(Charts and diagrams as code)
------

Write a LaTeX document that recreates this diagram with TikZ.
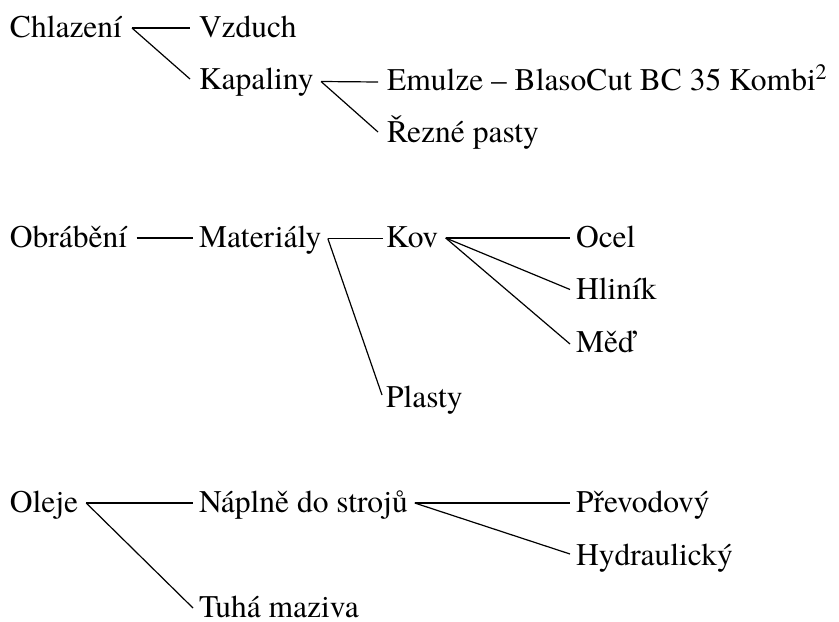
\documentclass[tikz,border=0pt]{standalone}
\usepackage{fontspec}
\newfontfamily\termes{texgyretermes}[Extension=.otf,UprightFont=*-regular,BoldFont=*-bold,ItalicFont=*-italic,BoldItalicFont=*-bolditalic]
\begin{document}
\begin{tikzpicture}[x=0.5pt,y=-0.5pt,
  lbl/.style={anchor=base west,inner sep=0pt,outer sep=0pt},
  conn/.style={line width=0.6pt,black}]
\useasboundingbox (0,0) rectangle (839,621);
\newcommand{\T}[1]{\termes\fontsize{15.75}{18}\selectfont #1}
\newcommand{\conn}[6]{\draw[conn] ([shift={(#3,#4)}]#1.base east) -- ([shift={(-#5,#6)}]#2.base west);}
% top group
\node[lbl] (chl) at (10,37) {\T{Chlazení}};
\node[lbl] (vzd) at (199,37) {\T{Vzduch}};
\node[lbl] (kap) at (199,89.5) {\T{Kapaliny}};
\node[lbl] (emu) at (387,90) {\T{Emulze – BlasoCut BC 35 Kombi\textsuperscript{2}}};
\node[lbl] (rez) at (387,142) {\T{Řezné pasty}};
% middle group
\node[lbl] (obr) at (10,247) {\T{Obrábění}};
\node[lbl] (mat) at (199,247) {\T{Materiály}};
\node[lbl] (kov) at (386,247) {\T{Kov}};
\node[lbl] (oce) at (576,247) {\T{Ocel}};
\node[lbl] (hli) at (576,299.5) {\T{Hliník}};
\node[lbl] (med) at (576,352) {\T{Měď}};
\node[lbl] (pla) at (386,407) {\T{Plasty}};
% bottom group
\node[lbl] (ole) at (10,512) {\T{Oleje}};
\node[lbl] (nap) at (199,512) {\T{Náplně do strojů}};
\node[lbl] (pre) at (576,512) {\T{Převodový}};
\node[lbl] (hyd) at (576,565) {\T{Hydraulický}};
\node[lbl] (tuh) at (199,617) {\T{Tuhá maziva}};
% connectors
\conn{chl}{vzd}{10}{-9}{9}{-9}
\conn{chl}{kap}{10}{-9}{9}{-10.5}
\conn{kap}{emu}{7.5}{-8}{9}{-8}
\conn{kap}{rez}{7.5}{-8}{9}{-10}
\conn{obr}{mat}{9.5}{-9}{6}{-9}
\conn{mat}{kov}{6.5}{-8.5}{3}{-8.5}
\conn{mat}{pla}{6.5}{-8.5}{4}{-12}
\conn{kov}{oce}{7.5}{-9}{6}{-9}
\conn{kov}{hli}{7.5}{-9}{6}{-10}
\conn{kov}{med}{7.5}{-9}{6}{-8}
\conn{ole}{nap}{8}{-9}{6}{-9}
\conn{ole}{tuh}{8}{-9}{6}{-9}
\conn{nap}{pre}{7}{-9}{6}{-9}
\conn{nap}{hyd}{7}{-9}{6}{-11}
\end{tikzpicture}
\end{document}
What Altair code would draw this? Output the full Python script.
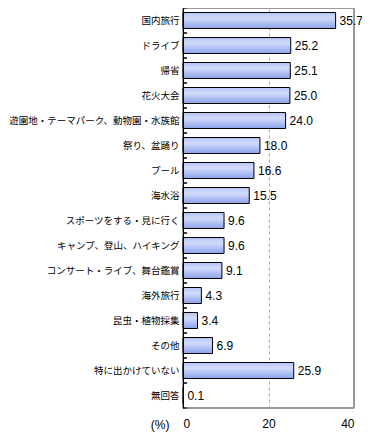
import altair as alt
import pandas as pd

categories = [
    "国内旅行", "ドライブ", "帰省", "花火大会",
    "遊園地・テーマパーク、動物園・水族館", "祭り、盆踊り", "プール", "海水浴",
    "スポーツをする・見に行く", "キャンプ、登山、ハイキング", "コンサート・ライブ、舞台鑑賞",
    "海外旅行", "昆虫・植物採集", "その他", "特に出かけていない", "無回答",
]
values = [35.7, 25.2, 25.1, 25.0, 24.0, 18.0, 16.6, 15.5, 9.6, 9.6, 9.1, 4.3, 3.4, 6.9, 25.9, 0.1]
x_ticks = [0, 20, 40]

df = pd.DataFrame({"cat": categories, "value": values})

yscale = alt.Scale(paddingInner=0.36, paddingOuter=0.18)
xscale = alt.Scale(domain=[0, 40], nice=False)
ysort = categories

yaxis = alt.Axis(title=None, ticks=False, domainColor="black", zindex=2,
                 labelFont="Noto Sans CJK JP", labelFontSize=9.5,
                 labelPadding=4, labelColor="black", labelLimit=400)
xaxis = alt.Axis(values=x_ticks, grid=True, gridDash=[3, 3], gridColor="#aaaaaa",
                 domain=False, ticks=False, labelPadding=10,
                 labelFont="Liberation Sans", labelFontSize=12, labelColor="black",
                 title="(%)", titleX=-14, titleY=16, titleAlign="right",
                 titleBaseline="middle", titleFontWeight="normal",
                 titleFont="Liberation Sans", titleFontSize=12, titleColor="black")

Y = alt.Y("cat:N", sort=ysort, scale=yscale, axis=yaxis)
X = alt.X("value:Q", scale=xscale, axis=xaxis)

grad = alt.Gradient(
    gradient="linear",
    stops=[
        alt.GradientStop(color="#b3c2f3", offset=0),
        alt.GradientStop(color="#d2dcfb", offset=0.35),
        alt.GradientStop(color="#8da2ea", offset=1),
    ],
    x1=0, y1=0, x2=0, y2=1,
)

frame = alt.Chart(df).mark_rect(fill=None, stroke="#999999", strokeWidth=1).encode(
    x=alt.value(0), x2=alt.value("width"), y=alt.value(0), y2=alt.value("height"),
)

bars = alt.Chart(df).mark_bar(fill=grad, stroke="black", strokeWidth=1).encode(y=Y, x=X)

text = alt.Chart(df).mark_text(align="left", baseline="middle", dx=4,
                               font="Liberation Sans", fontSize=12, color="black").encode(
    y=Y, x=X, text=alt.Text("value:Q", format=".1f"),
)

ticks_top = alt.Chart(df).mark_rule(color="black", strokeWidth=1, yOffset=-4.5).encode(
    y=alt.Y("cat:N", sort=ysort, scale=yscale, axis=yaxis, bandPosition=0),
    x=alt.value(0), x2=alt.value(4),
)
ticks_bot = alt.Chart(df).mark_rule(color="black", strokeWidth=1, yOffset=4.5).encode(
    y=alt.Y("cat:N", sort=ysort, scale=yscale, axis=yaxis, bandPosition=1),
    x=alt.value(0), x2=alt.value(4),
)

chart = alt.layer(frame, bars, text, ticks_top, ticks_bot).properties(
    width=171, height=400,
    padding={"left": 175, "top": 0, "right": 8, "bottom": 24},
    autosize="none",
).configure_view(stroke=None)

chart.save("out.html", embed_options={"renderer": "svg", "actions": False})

------

### AIM
Copy out each line word for word, please, skipping the images.

### CORRECT ANSWER
Write a LaTeX document that recreates this diagram with TikZ.
\documentclass[tikz,border=0pt]{standalone}
\usepackage{fontspec}
\newfontfamily\termes{texgyretermes}[Extension=.otf,UprightFont=*-regular,BoldFont=*-bold,ItalicFont=*-italic,BoldItalicFont=*-bolditalic]
\begin{document}
\begin{tikzpicture}[x=0.5pt,y=-0.5pt,
  lbl/.style={anchor=base west,inner sep=0pt,outer sep=0pt},
  conn/.style={line width=0.6pt,black}]
\useasboundingbox (0,0) rectangle (839,621);
\newcommand{\T}[1]{\termes\fontsize{15.75}{18}\selectfont #1}
\newcommand{\conn}[6]{\draw[conn] ([shift={(#3,#4)}]#1.base east) -- ([shift={(-#5,#6)}]#2.base west);}
% top group
\node[lbl] (chl) at (10,37) {\T{Chlazení}};
\node[lbl] (vzd) at (199,37) {\T{Vzduch}};
\node[lbl] (kap) at (199,89.5) {\T{Kapaliny}};
\node[lbl] (emu) at (387,90) {\T{Emulze – BlasoCut BC 35 Kombi\textsuperscript{2}}};
\node[lbl] (rez) at (387,142) {\T{Řezné pasty}};
% middle group
\node[lbl] (obr) at (10,247) {\T{Obrábění}};
\node[lbl] (mat) at (199,247) {\T{Materiály}};
\node[lbl] (kov) at (386,247) {\T{Kov}};
\node[lbl] (oce) at (576,247) {\T{Ocel}};
\node[lbl] (hli) at (576,299.5) {\T{Hliník}};
\node[lbl] (med) at (576,352) {\T{Měď}};
\node[lbl] (pla) at (386,407) {\T{Plasty}};
% bottom group
\node[lbl] (ole) at (10,512) {\T{Oleje}};
\node[lbl] (nap) at (199,512) {\T{Náplně do strojů}};
\node[lbl] (pre) at (576,512) {\T{Převodový}};
\node[lbl] (hyd) at (576,565) {\T{Hydraulický}};
\node[lbl] (tuh) at (199,617) {\T{Tuhá maziva}};
% connectors
\conn{chl}{vzd}{10}{-9}{9}{-9}
\conn{chl}{kap}{10}{-9}{9}{-10.5}
\conn{kap}{emu}{7.5}{-8}{9}{-8}
\conn{kap}{rez}{7.5}{-8}{9}{-10}
\conn{obr}{mat}{9.5}{-9}{6}{-9}
\conn{mat}{kov}{6.5}{-8.5}{3}{-8.5}
\conn{mat}{pla}{6.5}{-8.5}{4}{-12}
\conn{kov}{oce}{7.5}{-9}{6}{-9}
\conn{kov}{hli}{7.5}{-9}{6}{-10}
\conn{kov}{med}{7.5}{-9}{6}{-8}
\conn{ole}{nap}{8}{-9}{6}{-9}
\conn{ole}{tuh}{8}{-9}{6}{-9}
\conn{nap}{pre}{7}{-9}{6}{-9}
\conn{nap}{hyd}{7}{-9}{6}{-11}
\end{tikzpicture}
\end{document}
What Altair code would draw this? Output the full Python script.
import altair as alt
import pandas as pd

categories = [
    "国内旅行", "ドライブ", "帰省", "花火大会",
    "遊園地・テーマパーク、動物園・水族館", "祭り、盆踊り", "プール", "海水浴",
    "スポーツをする・見に行く", "キャンプ、登山、ハイキング", "コンサート・ライブ、舞台鑑賞",
    "海外旅行", "昆虫・植物採集", "その他", "特に出かけていない", "無回答",
]
values = [35.7, 25.2, 25.1, 25.0, 24.0, 18.0, 16.6, 15.5, 9.6, 9.6, 9.1, 4.3, 3.4, 6.9, 25.9, 0.1]
x_ticks = [0, 20, 40]

df = pd.DataFrame({"cat": categories, "value": values})

yscale = alt.Scale(paddingInner=0.36, paddingOuter=0.18)
xscale = alt.Scale(domain=[0, 40], nice=False)
ysort = categories

yaxis = alt.Axis(title=None, ticks=False, domainColor="black", zindex=2,
                 labelFont="Noto Sans CJK JP", labelFontSize=9.5,
                 labelPadding=4, labelColor="black", labelLimit=400)
xaxis = alt.Axis(values=x_ticks, grid=True, gridDash=[3, 3], gridColor="#aaaaaa",
                 domain=False, ticks=False, labelPadding=10,
                 labelFont="Liberation Sans", labelFontSize=12, labelColor="black",
                 title="(%)", titleX=-14, titleY=16, titleAlign="right",
                 titleBaseline="middle", titleFontWeight="normal",
                 titleFont="Liberation Sans", titleFontSize=12, titleColor="black")

Y = alt.Y("cat:N", sort=ysort, scale=yscale, axis=yaxis)
X = alt.X("value:Q", scale=xscale, axis=xaxis)

grad = alt.Gradient(
    gradient="linear",
    stops=[
        alt.GradientStop(color="#b3c2f3", offset=0),
        alt.GradientStop(color="#d2dcfb", offset=0.35),
        alt.GradientStop(color="#8da2ea", offset=1),
    ],
    x1=0, y1=0, x2=0, y2=1,
)

frame = alt.Chart(df).mark_rect(fill=None, stroke="#999999", strokeWidth=1).encode(
    x=alt.value(0), x2=alt.value("width"), y=alt.value(0), y2=alt.value("height"),
)

bars = alt.Chart(df).mark_bar(fill=grad, stroke="black", strokeWidth=1).encode(y=Y, x=X)

text = alt.Chart(df).mark_text(align="left", baseline="middle", dx=4,
                               font="Liberation Sans", fontSize=12, color="black").encode(
    y=Y, x=X, text=alt.Text("value:Q", format=".1f"),
)

ticks_top = alt.Chart(df).mark_rule(color="black", strokeWidth=1, yOffset=-4.5).encode(
    y=alt.Y("cat:N", sort=ysort, scale=yscale, axis=yaxis, bandPosition=0),
    x=alt.value(0), x2=alt.value(4),
)
ticks_bot = alt.Chart(df).mark_rule(color="black", strokeWidth=1, yOffset=4.5).encode(
    y=alt.Y("cat:N", sort=ysort, scale=yscale, axis=yaxis, bandPosition=1),
    x=alt.value(0), x2=alt.value(4),
)

chart = alt.layer(frame, bars, text, ticks_top, ticks_bot).properties(
    width=171, height=400,
    padding={"left": 175, "top": 0, "right": 8, "bottom": 24},
    autosize="none",
).configure_view(stroke=None)

chart.save("out.html", embed_options={"renderer": "svg", "actions": False})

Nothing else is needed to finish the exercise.